Current-in-plane tunneling measurement of oxygen-functionalized few-layer boron nitride lateral barriers

Engineering the electronic properties of two-dimensional (2D) heterostructures for the practical switching of nanodevices has led to an unprecedented class of functionalized dielectric materials that can be used as laterally stitched layers. It remains a significant challenge for 2D stacking layers to control ballistic and tunneling currents in short channels. In terms of 2D nanostructures, hexagonal boron nitride (hBN) is the most promising insulator. A surface tunneling current measurement was used in this study to study the electronic performance of hBN and surface-functionalized hBN in a variety of configurations and conditions. Tunneling diodes and topological Josephson junctions are possible heterojunctions using hBN as lateral barriers.
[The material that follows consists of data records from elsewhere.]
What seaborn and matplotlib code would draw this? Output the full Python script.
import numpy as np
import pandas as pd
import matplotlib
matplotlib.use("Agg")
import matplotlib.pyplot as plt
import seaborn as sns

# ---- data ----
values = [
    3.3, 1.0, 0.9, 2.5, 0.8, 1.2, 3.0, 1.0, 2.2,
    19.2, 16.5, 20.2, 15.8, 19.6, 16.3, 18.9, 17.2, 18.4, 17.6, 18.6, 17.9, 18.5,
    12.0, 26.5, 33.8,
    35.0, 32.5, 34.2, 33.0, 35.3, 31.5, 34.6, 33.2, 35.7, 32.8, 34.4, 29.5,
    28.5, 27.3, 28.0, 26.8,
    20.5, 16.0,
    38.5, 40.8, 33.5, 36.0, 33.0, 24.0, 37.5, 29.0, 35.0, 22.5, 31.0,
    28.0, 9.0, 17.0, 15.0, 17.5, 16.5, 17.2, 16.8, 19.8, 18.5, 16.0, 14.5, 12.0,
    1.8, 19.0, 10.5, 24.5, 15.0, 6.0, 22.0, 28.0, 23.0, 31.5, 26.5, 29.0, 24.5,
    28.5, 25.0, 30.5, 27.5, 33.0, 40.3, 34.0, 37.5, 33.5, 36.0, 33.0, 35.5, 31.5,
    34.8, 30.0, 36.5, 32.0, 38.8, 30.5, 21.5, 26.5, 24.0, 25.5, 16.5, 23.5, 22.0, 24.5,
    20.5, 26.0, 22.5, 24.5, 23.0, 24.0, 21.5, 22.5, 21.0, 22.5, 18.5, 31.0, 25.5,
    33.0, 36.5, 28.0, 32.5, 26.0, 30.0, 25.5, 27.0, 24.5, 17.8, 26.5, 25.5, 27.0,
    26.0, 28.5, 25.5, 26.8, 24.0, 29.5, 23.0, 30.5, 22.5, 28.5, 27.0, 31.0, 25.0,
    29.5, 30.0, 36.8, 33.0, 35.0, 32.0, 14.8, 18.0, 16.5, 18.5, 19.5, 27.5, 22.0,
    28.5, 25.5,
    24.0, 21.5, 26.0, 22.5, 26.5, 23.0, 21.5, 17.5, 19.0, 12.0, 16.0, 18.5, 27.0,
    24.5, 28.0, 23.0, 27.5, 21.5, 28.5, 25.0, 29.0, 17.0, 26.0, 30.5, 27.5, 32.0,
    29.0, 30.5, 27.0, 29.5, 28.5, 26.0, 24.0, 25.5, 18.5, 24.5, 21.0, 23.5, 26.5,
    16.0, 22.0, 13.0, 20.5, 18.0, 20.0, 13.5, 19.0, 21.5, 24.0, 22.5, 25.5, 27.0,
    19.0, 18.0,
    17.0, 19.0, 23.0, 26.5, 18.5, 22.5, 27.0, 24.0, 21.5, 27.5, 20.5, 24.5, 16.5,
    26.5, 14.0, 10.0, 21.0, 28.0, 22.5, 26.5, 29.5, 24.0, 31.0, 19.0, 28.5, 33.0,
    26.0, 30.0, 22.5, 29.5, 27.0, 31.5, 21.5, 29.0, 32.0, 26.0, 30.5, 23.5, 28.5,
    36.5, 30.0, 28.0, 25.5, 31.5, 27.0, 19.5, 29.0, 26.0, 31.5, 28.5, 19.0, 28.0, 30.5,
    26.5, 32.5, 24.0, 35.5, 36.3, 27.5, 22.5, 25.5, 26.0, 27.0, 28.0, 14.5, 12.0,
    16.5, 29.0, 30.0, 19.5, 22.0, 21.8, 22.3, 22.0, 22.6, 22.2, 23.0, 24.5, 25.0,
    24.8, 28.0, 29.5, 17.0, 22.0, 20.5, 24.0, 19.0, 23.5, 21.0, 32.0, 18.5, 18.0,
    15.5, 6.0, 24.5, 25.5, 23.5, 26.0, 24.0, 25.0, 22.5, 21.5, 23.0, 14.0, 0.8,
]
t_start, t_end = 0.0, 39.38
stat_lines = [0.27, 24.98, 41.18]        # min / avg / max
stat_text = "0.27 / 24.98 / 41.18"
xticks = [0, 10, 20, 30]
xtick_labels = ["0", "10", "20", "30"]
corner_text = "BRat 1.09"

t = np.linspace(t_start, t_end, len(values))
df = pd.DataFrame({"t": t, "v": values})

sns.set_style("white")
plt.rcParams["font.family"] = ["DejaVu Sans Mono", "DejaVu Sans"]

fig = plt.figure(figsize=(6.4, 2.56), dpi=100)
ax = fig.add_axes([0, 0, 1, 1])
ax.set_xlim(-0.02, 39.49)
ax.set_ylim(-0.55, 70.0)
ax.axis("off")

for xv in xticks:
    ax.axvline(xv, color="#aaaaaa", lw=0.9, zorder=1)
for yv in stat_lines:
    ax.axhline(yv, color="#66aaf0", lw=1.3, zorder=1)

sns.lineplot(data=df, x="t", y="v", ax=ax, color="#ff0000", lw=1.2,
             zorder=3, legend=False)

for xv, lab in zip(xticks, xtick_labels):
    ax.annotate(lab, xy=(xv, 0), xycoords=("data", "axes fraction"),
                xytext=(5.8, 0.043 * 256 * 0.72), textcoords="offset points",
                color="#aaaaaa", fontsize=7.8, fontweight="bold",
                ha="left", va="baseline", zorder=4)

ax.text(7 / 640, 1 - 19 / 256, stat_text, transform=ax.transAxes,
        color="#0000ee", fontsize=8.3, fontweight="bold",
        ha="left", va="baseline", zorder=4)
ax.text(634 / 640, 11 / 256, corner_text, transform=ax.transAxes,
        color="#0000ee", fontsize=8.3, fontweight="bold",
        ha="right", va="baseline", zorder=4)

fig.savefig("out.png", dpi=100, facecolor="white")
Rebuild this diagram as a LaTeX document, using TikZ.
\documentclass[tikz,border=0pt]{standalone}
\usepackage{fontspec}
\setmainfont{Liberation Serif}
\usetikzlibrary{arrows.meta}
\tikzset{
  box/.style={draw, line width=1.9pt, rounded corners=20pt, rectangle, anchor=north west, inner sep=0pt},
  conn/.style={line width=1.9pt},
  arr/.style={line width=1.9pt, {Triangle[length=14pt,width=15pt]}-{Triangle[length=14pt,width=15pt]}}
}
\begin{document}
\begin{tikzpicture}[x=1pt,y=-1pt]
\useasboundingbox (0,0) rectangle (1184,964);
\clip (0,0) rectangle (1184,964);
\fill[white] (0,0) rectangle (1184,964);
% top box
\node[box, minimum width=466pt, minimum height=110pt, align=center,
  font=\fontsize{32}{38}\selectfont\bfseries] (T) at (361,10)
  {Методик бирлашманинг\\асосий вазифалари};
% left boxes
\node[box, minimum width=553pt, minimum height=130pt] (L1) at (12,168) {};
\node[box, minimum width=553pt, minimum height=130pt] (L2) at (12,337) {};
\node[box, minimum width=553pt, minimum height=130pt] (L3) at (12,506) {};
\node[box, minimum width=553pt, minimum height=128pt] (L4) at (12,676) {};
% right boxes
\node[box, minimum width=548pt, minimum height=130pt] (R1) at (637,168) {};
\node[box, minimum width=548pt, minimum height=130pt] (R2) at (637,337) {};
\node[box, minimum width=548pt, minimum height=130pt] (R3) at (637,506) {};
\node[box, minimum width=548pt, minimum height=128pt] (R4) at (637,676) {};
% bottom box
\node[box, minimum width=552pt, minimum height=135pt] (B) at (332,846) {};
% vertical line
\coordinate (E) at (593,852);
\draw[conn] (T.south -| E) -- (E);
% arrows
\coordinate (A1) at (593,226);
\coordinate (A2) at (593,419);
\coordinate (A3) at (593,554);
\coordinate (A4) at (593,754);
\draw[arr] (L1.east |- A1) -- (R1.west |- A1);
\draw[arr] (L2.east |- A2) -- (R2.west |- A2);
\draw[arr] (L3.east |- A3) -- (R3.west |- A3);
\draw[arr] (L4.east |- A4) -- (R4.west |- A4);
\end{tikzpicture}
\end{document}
By oxygen plasma treatment, we also characterized the transport properties of surface-functionalized hBN, confirming that the bandgap and work function of a few layers of hBN are consistent. The dielectric nature and electronic properties of hBN and oxygen-functionalized hBN are investigated using ab initio calculations using DFT-PBE, taking into account DFT-D3 corrections for interlayer distances. As a stacking layer for semiconducting channel materials, hBN and functionalized hBN can supply tunneling currents and temperature-dependent opto/nanodevice performance. A surface tunneling current measurement was used to study the electronic performance of hexagonal boron nitride (hBN) and surface-functionalized hBN in a variety of configurations and conditions.